History
- Name: SS Liberty
- Operator: 1890–1905: Co-operative Wholesale Society Limited; 1905–1922: Lancashire and Yorkshire Railway; 1922–1923: London and North Western Railway; 1923–1931: London, Midland and Scottish Railway;
- Port of registry: United Kingdom
- Builder: Earle's Shipbuilding, Hull
- Launched: 13 January 1890
- Fate: Scrapped December 1931

General characteristics
- Tonnage: 895 gross register tons (GRT)
- Length: 225 feet (69 m)
- Beam: 33 feet (10 m)
- Depth: 13.9 feet (4.2 m)

= SS Liberty (1890) =

SS Liberty was a freight vessel built for the Co-operative Wholesale Society Limited in 1888.

==History==

She was built by Earle's Shipbuilding for the Co-operative Wholesale Society and launched on 13 January 1890 by Mrs. Taylor of Manchester.

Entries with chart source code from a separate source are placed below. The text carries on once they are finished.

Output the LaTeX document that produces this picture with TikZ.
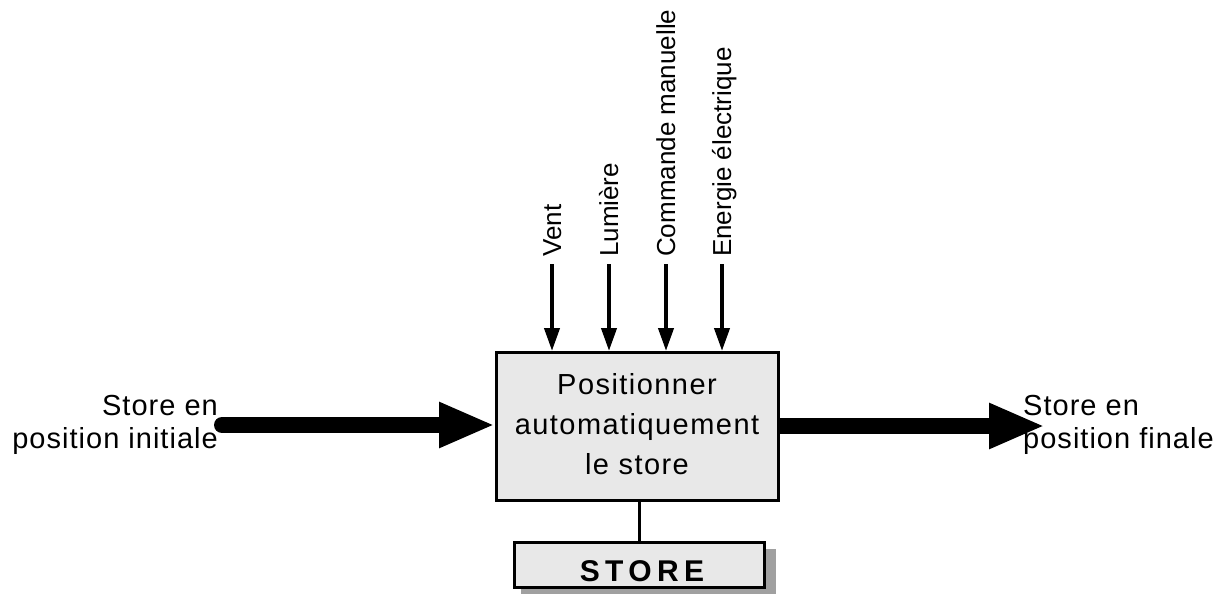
\documentclass[tikz,border=0pt]{standalone}
\usepackage{fontspec}
\setmainfont{Liberation Sans}
\usetikzlibrary{arrows.meta}
\definecolor{boxgray}{RGB}{232,232,232}
\definecolor{shadowgray}{RGB}{160,160,160}
\begin{document}
\begin{tikzpicture}[x=1pt,y=-1pt,
  mainbox/.style={draw,line width=3pt,fill=boxgray,minimum width=282pt,minimum height=148pt,inner sep=0pt},
  storebox/.style={draw,line width=3pt,fill=boxgray,minimum width=250pt,minimum height=45pt,inner sep=0pt},
  bigarrow/.style={line width=16pt,-{Triangle[length=56pt,width=42pt]}},
  smallarrow/.style={line width=4pt,-{Triangle[length=23pt,width=15pt]}},
  sidelabel/.style={font=\fontsize{29pt}{33pt}\selectfont\addfontfeatures{LetterSpace=3.5},inner sep=0pt},
  toplabel/.style={font=\fontsize{26pt}{30pt}\selectfont,inner sep=0pt,rotate=90,anchor=base west}]
\useasboundingbox (0,0) rectangle (1226,594);
% shadow of store box
\fill[shadowgray] (521,549) rectangle (776,594);
\node[storebox] (store) at (639.5,565) {};
\node[font=\bfseries\fontsize{30pt}{34pt}\selectfont\addfontfeatures{LetterSpace=18},inner sep=0pt,anchor=base] (storetxt) at (642,581) {STORE};
\node[mainbox] (fn) at (637.5,426.5) {};
\node[font=\fontsize{29pt}{40pt}\selectfont\addfontfeatures{LetterSpace=5},align=center,inner sep=0pt] (fntxt) at (637,424) {Positionner\\automatiquement\\le store};
\draw[line width=3pt] (store.north |- fn.south) -- (store.north);
% inputs
\coordinate (lin) at (222,425);
\coordinate (rout) at (1045,426);
\draw[bigarrow,line cap=round] (lin) -- (fn.west |- lin);
\draw[bigarrow] (fn.east |- rout) -- (rout);
\node[sidelabel,align=right,anchor=east] (ltxt) at (218,425) {Store en\\position initiale};
\node[sidelabel,align=left,anchor=west] (rtxt) at (1023,425) {Store en\\position finale};
% top controls
\coordinate (c1) at (552,264);
\coordinate (c2) at (609,264);
\coordinate (c3) at (666,264);
\coordinate (c4) at (722,264);
\foreach \c in {c1,c2,c3,c4} \draw[smallarrow] (\c) -- (\c |- fn.north);
\node[toplabel] (t1) at (561,257) {Vent};
\node[toplabel] (t2) at (618,257) {Lumière};
\node[toplabel] (t3) at (675,257) {Commande manuelle};
\node[toplabel] (t4) at (731,257) {Energie électrique};
\end{tikzpicture}
\end{document}
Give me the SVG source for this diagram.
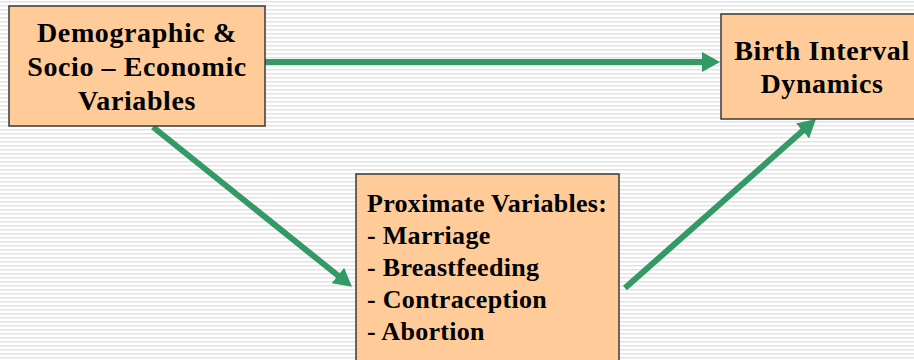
<svg xmlns="http://www.w3.org/2000/svg" width="914" height="360" viewBox="0 0 914 360">
  <defs>
    <pattern id="stripes" x="0" y="0" width="8" height="4" patternUnits="userSpaceOnUse">
      <rect x="0" y="0" width="8" height="4" fill="#ffffff"/>
      <rect x="0" y="1" width="8" height="1.5" fill="#e3e3e3"/>
    </pattern>
    <marker id="arrow" viewBox="0 0 18 20" refX="4" refY="10" markerWidth="18" markerHeight="20" markerUnits="userSpaceOnUse" orient="auto">
      <path d="M0,0 L18,10 L0,20 Z" fill="#339966"/>
    </marker>
  </defs>
  <style>
    .box { fill: #ffcc99; stroke: #3a3a3a; stroke-width: 1.5; }
    text { font-family: 'Liberation Serif', 'DejaVu Serif', serif; font-weight: bold; fill: #000; }
    .big { font-size: 28px; text-anchor: middle; letter-spacing: 0.6px; }
    .small { font-size: 26px; letter-spacing: 0.3px; }
    .conn { stroke: #339966; stroke-width: 6; fill: none; marker-end: url(#arrow); }
  </style>
  <rect x="0" y="0" width="914" height="360" fill="url(#stripes)"/>

  <g id="connectors">
    <line class="conn" x1="265" y1="62" x2="706" y2="62"/>
    <line class="conn" x1="153" y1="127" x2="341" y2="278"/>
    <line class="conn" x1="625" y1="288" x2="805.5" y2="128.3"/>
  </g>

  <g id="demographic">
    <rect class="box" x="9" y="6" width="256" height="120"/>
    <text class="big" x="137" y="42">Demographic &amp;</text>
    <text class="big" x="137" y="76">Socio – Economic</text>
    <text class="big" x="137" y="110">Variables</text>
  </g>

  <g id="birth-interval">
    <rect class="box" x="721" y="14" width="200" height="105"/>
    <text class="big" x="822" y="60">Birth Interval</text>
    <text class="big" x="822" y="93">Dynamics</text>
  </g>

  <g id="proximate">
    <rect class="box" x="356" y="174" width="263" height="200"/>
    <text class="small" x="367" y="212">Proximate Variables:</text>
    <text class="small" x="367" y="244">- Marriage</text>
    <text class="small" x="367" y="276">- Breastfeeding</text>
    <text class="small" x="367" y="308">- Contraception</text>
    <text class="small" x="367" y="340">- Abortion</text>
  </g>
</svg>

In December 1891 she went ashore in Cuxhaven, but was floated free and continued to Hamburg. On Wednesday 14 February 1894, she rescued the Wilson liner SS Plato which had sprung a leak in a hurricane and was in danger of sinking. She towed the vessel into Hull. On 29 November 1901 she collided off Brough Haven with the sloop Friend which was carrying a cargo of barley. The sloop sank, but the crew were saved.

She was obtained in 1905 by the Lancashire and Yorkshire Railway

In 1922 she was taken over by the London and North Western Railway, and in 1923 the London, Midland and Scottish Railway. She was eventually scrapped in December 1931 at Sunderland.